Task requirements — Repeat, exactly and only, the lines from the beginning of the data through the line with "const H = 978;". Pictures are left out.

----------------

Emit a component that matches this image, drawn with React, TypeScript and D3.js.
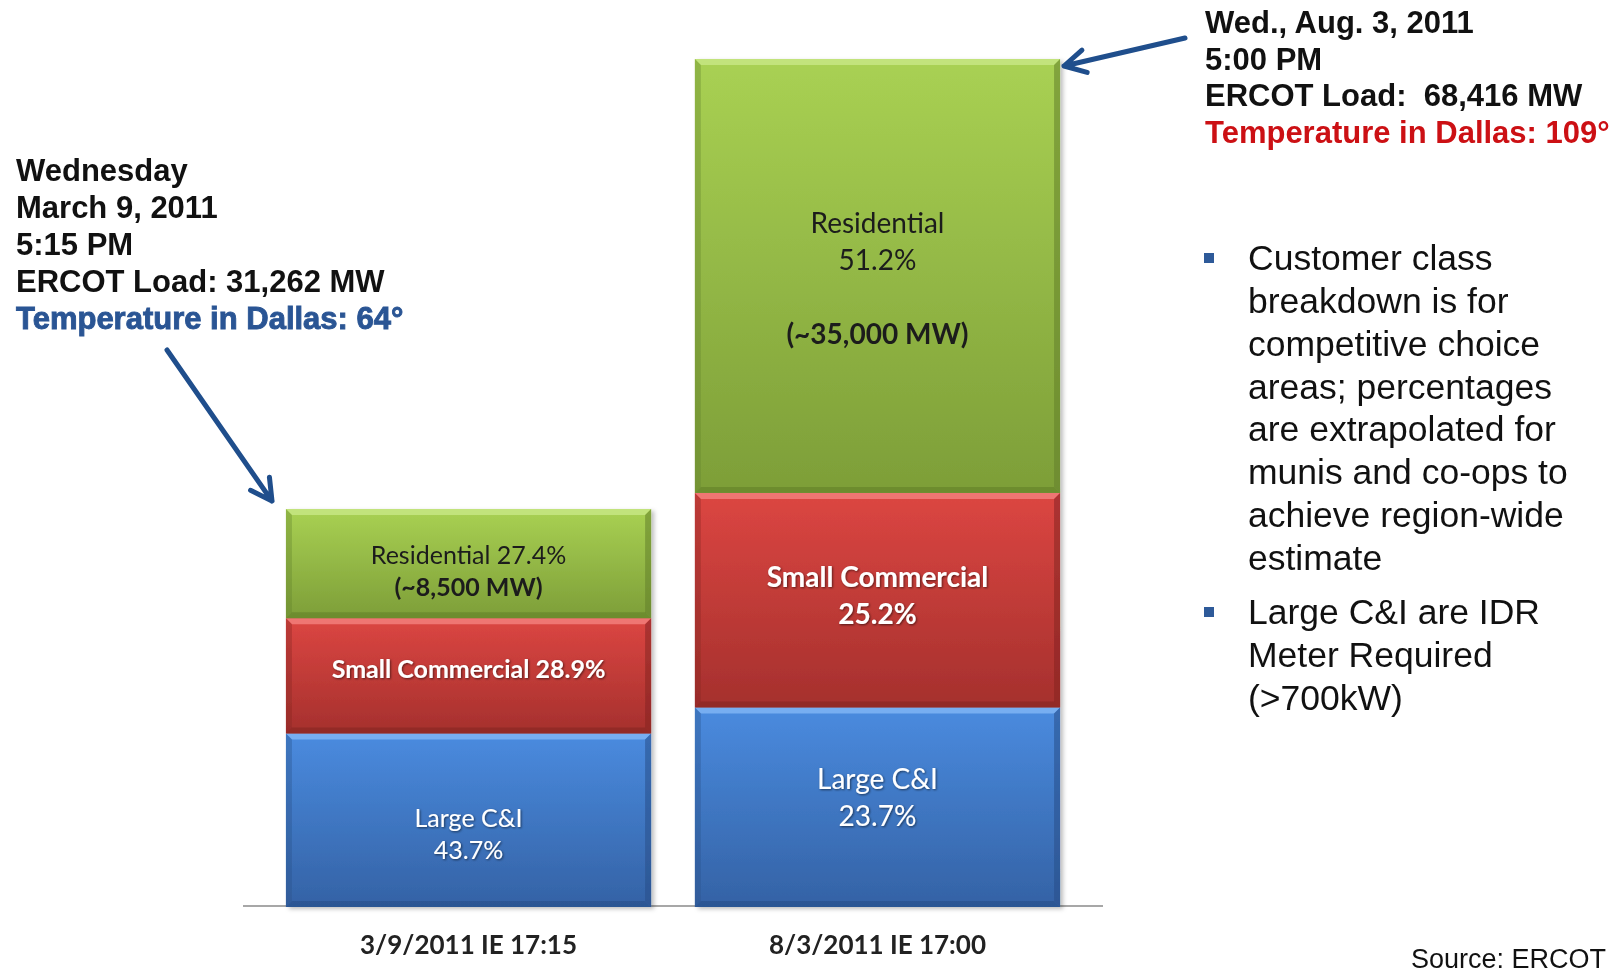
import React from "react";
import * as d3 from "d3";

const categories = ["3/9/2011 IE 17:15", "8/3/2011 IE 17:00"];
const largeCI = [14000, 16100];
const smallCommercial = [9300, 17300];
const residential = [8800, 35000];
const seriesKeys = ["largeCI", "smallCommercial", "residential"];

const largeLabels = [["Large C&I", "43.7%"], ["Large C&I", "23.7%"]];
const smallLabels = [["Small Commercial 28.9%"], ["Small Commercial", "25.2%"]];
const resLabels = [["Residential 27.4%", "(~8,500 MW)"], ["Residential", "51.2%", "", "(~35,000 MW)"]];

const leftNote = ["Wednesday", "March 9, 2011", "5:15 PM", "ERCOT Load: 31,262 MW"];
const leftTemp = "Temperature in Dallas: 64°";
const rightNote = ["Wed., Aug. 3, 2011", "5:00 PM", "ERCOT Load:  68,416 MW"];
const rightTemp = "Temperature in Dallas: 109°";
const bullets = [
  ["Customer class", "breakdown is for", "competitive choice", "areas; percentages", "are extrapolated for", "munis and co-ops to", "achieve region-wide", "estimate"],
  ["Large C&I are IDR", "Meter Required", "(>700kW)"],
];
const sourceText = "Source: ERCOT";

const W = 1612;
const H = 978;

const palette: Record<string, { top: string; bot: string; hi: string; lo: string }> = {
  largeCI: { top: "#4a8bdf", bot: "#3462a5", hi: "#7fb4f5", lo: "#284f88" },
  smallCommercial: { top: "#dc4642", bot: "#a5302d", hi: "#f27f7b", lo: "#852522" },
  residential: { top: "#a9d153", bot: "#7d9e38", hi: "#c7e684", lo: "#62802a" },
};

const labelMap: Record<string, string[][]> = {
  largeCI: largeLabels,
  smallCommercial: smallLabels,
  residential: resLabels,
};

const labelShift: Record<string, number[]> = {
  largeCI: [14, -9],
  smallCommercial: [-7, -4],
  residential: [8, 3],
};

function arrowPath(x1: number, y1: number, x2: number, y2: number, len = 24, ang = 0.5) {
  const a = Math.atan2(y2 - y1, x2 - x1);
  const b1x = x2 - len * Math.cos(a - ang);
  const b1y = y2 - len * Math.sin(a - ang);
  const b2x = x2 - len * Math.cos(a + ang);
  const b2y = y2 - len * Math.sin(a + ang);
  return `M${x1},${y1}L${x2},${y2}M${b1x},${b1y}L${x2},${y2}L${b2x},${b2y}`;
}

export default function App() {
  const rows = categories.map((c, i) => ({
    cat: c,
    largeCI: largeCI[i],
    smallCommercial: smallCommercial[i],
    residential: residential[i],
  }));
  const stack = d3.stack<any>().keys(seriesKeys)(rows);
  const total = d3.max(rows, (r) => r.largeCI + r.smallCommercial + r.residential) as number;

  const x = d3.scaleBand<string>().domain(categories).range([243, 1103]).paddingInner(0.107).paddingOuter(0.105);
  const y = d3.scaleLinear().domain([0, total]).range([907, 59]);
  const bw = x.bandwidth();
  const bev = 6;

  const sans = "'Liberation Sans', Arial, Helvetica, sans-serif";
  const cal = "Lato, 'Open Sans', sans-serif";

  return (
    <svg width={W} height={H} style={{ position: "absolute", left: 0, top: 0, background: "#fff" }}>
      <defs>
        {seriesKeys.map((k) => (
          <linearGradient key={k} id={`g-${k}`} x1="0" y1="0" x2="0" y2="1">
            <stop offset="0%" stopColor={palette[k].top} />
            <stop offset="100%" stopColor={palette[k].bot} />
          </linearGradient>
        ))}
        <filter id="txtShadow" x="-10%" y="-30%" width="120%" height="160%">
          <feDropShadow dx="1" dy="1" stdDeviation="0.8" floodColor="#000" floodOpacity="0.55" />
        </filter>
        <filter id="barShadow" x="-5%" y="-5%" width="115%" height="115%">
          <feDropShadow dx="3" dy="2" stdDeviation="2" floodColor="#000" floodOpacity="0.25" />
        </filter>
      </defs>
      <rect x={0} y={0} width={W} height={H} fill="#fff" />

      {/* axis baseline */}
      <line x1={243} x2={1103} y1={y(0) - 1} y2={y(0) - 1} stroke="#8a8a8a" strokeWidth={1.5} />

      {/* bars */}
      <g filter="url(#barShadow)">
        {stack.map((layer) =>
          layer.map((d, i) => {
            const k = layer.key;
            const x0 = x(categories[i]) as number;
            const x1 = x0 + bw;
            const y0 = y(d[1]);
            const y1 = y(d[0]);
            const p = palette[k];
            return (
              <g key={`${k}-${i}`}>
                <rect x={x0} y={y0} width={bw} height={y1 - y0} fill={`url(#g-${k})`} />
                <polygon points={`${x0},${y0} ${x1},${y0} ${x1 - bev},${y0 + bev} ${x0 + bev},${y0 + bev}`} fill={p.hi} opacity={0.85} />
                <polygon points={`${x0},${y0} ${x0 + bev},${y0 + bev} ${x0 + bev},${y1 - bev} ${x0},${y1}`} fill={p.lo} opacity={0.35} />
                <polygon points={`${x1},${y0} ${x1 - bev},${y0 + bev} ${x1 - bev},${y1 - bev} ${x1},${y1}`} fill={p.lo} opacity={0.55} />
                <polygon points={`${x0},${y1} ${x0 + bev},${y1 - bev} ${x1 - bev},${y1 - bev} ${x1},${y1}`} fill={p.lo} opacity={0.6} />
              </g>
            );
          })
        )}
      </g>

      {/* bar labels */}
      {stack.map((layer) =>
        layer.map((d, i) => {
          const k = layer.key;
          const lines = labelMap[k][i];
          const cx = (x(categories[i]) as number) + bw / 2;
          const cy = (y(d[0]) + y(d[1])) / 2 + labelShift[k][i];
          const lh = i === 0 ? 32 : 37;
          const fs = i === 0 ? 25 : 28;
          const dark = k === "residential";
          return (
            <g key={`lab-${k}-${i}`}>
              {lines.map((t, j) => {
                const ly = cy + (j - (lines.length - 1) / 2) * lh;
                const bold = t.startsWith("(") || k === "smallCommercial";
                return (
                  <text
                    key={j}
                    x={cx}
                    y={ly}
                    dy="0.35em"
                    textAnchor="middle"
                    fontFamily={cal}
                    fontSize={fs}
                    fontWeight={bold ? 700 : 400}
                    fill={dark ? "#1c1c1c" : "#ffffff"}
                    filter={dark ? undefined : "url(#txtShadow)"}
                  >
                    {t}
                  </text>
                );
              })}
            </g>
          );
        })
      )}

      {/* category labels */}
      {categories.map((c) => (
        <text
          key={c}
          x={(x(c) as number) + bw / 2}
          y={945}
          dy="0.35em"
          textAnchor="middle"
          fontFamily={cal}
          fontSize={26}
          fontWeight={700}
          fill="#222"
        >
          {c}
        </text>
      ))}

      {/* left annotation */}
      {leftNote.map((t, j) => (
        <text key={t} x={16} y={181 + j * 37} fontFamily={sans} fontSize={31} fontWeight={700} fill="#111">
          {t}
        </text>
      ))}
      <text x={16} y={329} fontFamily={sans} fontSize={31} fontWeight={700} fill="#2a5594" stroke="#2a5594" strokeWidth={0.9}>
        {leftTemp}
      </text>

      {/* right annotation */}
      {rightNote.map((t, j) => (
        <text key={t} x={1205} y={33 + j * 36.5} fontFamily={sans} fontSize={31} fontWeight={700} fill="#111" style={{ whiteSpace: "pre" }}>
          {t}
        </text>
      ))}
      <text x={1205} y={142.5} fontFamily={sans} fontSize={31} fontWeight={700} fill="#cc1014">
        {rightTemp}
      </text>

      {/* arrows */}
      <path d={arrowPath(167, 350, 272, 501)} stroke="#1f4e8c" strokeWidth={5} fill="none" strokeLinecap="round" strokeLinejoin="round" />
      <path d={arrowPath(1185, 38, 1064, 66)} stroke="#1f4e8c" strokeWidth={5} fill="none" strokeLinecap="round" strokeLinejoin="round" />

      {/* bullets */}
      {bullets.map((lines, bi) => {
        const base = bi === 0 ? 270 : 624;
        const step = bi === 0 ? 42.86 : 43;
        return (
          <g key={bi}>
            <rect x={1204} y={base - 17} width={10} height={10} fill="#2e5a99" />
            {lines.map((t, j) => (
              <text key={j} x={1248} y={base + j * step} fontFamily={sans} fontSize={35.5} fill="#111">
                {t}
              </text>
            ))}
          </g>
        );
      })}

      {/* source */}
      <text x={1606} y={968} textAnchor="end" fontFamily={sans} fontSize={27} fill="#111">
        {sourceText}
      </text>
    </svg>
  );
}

----------------

In response —
Emit a component that matches this image, drawn with React, TypeScript and D3.js.
import React from "react";
import * as d3 from "d3";

const categories = ["3/9/2011 IE 17:15", "8/3/2011 IE 17:00"];
const largeCI = [14000, 16100];
const smallCommercial = [9300, 17300];
const residential = [8800, 35000];
const seriesKeys = ["largeCI", "smallCommercial", "residential"];

const largeLabels = [["Large C&I", "43.7%"], ["Large C&I", "23.7%"]];
const smallLabels = [["Small Commercial 28.9%"], ["Small Commercial", "25.2%"]];
const resLabels = [["Residential 27.4%", "(~8,500 MW)"], ["Residential", "51.2%", "", "(~35,000 MW)"]];

const leftNote = ["Wednesday", "March 9, 2011", "5:15 PM", "ERCOT Load: 31,262 MW"];
const leftTemp = "Temperature in Dallas: 64°";
const rightNote = ["Wed., Aug. 3, 2011", "5:00 PM", "ERCOT Load:  68,416 MW"];
const rightTemp = "Temperature in Dallas: 109°";
const bullets = [
  ["Customer class", "breakdown is for", "competitive choice", "areas; percentages", "are extrapolated for", "munis and co-ops to", "achieve region-wide", "estimate"],
  ["Large C&I are IDR", "Meter Required", "(>700kW)"],
];
const sourceText = "Source: ERCOT";

const W = 1612;
const H = 978;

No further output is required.